I am working with sparklyr and am having trouble changing column classes along with using dplyr to aggregate the data. This is my code currently:
.libPaths(c(.libPaths(), '/usr/lib/spark/R/lib'))
Sys.setenv(SPARK_HOME = "/usr/lib/spark")
library(SparkR, lib.loc = c(file.path(Sys.getenv("SPARK_HOME"), "R", "lib")))
library(sparklyr)
library(dplyr)
library(magrittr)
sc <- sparkR.session(master = "xxxxx")
df <- read.df("path", "csv", header = "true", inferSchema = "true", na.strings = "NA")

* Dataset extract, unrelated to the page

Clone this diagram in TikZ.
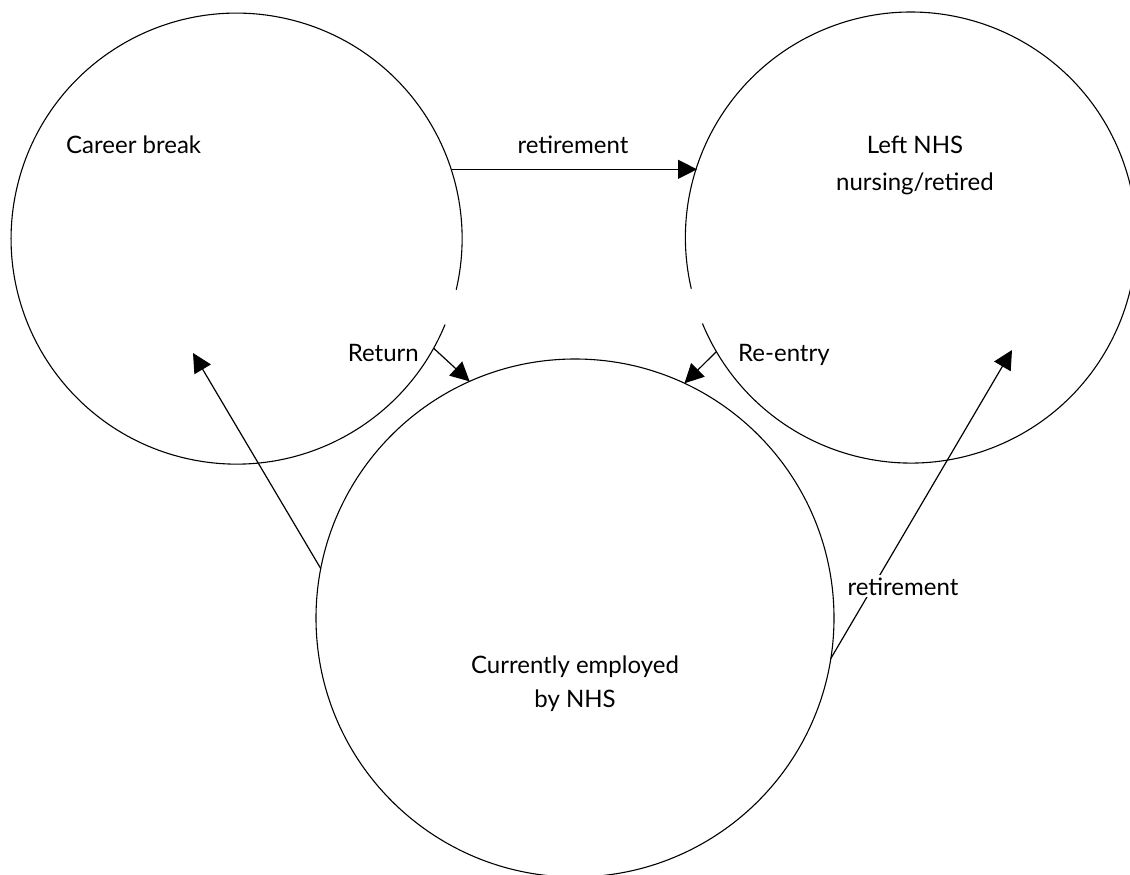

df1<-select(df, df$DATE, df$Subject, df$Source, df$Cost, df$Test)
DATE Subject Source Cost Test
1 11/8/2016 07gjAAAAAAAq AAAA_MOAAAGRAAAAA 2 2
2 11/8/2016 07gjAAAAAAAq BBBB_MOBBB4BBB2 7 7
3 11/8/2016 07gjAAAAAAAq BBBB_MOBICCCCCCCCC14 2 2
4 11/8/2016 07gjAAAAAAAq SCCT_MOBIDDDDDDDDD14 1 1
5 11/8/2016 07gjAAAAAAAq REET_MOBBBBBBBB01 2 1
6 11/8/2016 07gjAAAAAAAq SCCT_MRRRF4RR22 11 11
Two questions based on this:
1) How do I change the DATE column to a date class. The way I did it in the past was:
df1$DATE<-as.Date(df1$DATE,'%m/%d/%Y')
This was the error:
Error in as.Date.default(df1$DATE, "%m/%d/%Y") :
do not know how to convert 'df1$DATE' to class “Date”
Any help would be great, thanks!